If workplace safety doesn't seem to be much of concern on the part of the business owner, I can't imagine he cares much about potential side effects.
posted by They sucked his brains out! at 11:26 AM on July 28, 2021 [1 favorite]


Erowid-ish: Amyl Nitrate (sniffed from a small bottle at a party) was a brief disorienting rush with tunnel-vision and muffled audio, followed by a headache, kinda like an adrenaline rush. In contrast, a gas-mix (N2O + things?) for some dental procedure was quite enjoyable.
posted by ovvl at 4:22 PM on July 28, 2021 [1 favorite]


a gas-mix (N2O + things?)

My dentist gives me a mix of N2O + O2. They could go a little harder on the N2O, though.
posted by mikelieman at 12:11 AM on July 29, 2021


There is brief mention in the article of San Francisco gay and AIDS activist Hank Wilson (1947-2008), (Previously) who along with John Lauritsen wrote the book Death Rush: Poppers and AIDS. I knew Hank and he (among his many other forms of activism) put up an anti-poppers display at the Folsom Street Fair. He felt vindicated when, shortly before he died, a 2007 study found a higher degree of correlation between poppers use and HIV seroconversion than crystal meth use and seroconversion.
posted by larrybob at 8:02 AM on August 7, 2021


Hank Wilson’s writing on HIV and poppers has even been cited by recent papers on HIV and poppers use in China (2020) and France (2018)
posted by larrybob at 8:13 AM on August 7, 2021


There's something quaint about a factory where people still make things in the middle of an American city using 50 year old technology and people doing things by hand. If this were not in the grey market it would be offshored, sold in bulk for 10 cents, bought by a hedge fund who is owned by a SPAC who sells complex derivatives and assorted other chemicals through a holding company based out of a nation no one has heard of due to their relaxed shipping laws or some other esoteric tax reason and then a captain falls asleep in the Suez Canal and suddenly no one can get poppers for two weeks because a captain on a ship no one has heard of, running a flag from a small nation in the Pacific has the world supply of poppers queued up in a port in the Mediterranean. But no, because this guy keeps a tight grip on his supply chain and crazy high profit margins (400% markup?! That's better than Apple), on a quasi-legal product we get a continuous flow of products.
posted by geoff. at 11:44 PM on July 27 [10 favorites +] [!]

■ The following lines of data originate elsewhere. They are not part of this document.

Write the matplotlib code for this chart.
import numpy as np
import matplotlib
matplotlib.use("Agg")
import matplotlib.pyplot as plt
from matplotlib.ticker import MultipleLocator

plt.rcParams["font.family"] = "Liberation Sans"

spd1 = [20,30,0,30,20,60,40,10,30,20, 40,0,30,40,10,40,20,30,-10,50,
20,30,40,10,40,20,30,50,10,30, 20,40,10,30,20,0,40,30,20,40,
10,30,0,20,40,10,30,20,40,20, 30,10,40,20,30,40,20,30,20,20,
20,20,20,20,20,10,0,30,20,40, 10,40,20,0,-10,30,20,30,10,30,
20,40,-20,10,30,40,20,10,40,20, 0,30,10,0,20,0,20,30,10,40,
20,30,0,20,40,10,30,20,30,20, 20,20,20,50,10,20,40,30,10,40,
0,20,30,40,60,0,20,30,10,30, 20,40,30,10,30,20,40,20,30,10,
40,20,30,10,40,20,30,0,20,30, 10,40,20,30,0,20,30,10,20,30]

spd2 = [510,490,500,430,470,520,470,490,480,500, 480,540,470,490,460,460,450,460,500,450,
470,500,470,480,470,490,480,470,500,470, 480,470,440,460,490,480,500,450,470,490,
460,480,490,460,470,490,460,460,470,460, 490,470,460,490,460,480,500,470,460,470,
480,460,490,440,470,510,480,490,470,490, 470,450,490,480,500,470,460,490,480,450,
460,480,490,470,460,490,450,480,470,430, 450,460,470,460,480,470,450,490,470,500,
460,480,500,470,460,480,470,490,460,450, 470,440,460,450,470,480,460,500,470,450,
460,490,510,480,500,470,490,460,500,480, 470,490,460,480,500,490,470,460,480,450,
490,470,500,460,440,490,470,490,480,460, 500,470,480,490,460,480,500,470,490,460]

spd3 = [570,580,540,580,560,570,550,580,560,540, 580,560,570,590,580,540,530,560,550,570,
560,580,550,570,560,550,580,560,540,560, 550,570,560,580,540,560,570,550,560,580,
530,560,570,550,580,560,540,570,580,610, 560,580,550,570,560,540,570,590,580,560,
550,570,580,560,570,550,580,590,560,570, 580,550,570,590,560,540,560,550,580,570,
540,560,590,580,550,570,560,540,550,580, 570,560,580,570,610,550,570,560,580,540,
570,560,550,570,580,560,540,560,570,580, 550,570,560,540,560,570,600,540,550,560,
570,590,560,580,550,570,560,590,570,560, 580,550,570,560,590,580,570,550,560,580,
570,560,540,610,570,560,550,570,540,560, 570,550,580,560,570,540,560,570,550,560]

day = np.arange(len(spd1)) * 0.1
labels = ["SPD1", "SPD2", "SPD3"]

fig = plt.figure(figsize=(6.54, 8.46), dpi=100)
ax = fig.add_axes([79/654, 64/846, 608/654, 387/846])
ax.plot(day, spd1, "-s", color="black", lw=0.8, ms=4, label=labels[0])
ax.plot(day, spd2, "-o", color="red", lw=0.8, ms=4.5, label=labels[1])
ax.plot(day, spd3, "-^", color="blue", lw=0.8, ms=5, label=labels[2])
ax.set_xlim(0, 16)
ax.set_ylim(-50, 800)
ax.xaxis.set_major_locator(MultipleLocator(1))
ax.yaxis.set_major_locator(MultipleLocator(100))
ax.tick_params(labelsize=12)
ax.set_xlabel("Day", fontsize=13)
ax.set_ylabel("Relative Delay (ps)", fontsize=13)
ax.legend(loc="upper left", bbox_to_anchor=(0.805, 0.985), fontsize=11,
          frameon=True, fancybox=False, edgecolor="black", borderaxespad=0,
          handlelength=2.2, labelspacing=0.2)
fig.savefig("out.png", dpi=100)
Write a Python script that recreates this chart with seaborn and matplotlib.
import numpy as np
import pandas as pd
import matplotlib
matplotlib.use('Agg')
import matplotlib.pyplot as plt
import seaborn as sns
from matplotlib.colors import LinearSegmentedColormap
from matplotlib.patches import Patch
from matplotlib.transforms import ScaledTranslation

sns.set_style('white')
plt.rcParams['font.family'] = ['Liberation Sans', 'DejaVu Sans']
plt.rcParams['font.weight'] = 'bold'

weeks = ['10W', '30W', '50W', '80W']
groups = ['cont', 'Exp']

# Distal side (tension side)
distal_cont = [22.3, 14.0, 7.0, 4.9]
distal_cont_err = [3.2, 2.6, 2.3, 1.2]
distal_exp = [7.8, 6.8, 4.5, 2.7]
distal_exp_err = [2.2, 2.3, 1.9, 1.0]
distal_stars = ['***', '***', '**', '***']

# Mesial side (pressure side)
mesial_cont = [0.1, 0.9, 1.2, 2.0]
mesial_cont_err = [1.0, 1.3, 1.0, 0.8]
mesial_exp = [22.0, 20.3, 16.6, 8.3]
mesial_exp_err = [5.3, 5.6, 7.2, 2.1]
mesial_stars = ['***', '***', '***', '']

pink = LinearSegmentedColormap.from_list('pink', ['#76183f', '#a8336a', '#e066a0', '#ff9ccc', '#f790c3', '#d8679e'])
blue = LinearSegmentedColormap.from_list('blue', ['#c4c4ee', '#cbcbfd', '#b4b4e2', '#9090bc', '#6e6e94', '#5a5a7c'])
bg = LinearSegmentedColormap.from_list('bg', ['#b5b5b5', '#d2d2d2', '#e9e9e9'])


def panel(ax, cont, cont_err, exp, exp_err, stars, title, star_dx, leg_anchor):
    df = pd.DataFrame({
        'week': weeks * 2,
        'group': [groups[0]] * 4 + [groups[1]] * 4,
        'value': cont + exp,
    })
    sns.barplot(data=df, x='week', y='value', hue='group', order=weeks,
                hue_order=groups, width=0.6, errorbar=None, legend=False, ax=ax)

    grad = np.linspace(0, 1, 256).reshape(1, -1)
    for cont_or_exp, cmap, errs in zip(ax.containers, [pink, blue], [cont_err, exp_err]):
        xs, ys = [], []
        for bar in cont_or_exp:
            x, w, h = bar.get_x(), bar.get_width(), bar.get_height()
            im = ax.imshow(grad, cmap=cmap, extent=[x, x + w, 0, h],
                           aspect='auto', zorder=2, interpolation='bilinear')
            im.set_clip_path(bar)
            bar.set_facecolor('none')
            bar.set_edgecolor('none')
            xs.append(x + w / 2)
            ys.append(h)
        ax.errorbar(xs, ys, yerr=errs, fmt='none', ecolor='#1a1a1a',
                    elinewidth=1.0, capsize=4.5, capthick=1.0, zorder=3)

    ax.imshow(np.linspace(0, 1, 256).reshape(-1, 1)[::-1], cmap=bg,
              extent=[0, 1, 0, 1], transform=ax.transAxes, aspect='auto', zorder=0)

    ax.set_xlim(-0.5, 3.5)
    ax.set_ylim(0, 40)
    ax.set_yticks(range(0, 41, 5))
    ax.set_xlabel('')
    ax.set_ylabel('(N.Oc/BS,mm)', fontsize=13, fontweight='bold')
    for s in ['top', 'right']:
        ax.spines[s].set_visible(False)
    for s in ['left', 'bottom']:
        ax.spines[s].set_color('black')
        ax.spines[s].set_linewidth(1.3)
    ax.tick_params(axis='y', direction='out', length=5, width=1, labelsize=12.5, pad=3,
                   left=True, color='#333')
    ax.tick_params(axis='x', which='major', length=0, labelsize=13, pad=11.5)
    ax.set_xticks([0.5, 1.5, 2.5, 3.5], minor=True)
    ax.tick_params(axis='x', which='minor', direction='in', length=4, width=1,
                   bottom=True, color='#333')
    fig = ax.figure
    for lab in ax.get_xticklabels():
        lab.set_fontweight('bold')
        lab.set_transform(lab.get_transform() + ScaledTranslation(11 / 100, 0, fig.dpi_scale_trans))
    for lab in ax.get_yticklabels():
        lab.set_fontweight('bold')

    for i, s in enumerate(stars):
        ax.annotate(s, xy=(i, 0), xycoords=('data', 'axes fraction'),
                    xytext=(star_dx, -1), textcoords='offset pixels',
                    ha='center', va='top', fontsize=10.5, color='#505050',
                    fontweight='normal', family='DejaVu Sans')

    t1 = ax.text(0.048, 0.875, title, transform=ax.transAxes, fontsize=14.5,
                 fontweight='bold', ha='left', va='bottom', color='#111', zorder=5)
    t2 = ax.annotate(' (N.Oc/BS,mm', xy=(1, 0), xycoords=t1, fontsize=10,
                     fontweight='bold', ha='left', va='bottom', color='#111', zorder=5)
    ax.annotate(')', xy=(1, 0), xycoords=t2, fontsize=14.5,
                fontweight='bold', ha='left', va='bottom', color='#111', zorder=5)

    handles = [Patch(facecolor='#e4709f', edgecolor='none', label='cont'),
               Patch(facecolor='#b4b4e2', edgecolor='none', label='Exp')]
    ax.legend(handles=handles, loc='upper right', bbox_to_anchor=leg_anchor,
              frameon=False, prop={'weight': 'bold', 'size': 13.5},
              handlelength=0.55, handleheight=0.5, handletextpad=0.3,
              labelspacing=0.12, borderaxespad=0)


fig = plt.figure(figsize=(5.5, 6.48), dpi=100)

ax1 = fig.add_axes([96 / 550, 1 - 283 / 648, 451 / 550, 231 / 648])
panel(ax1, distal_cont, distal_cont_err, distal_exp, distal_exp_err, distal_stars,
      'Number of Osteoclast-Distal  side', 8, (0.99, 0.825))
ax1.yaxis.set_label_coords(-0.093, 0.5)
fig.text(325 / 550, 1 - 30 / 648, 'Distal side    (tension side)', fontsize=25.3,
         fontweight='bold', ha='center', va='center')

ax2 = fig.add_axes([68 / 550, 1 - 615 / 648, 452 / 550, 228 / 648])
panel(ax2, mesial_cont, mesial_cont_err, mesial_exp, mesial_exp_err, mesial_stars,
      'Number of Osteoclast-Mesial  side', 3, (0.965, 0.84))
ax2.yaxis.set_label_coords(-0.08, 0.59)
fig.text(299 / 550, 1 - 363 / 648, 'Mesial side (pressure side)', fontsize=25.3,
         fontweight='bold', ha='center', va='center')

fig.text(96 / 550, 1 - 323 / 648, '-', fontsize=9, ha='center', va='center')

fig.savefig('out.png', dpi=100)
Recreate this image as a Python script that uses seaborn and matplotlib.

Ah, just so you know, I talked to someone I know who works in chemical production (specifically, small batch industrial production, So this exact size of product from what I can tell). He says this is almost certainly made in China or (possibly, though not likely) India, then shipped to the US for labelling. You'll notice they are only assembling it in those factories. So yeah, they probably have offhshored all the parts that matter, import it as cleaner and then label it themselves.

Which also means that it isn't getting proper QC when it arrives, which is...not great.
posted by Canageek at 8:54 PM on August 9, 2021


Canageek, are you suggesting every product made in China or India doesn't go through proper QC? Seems like an extremely broad statement.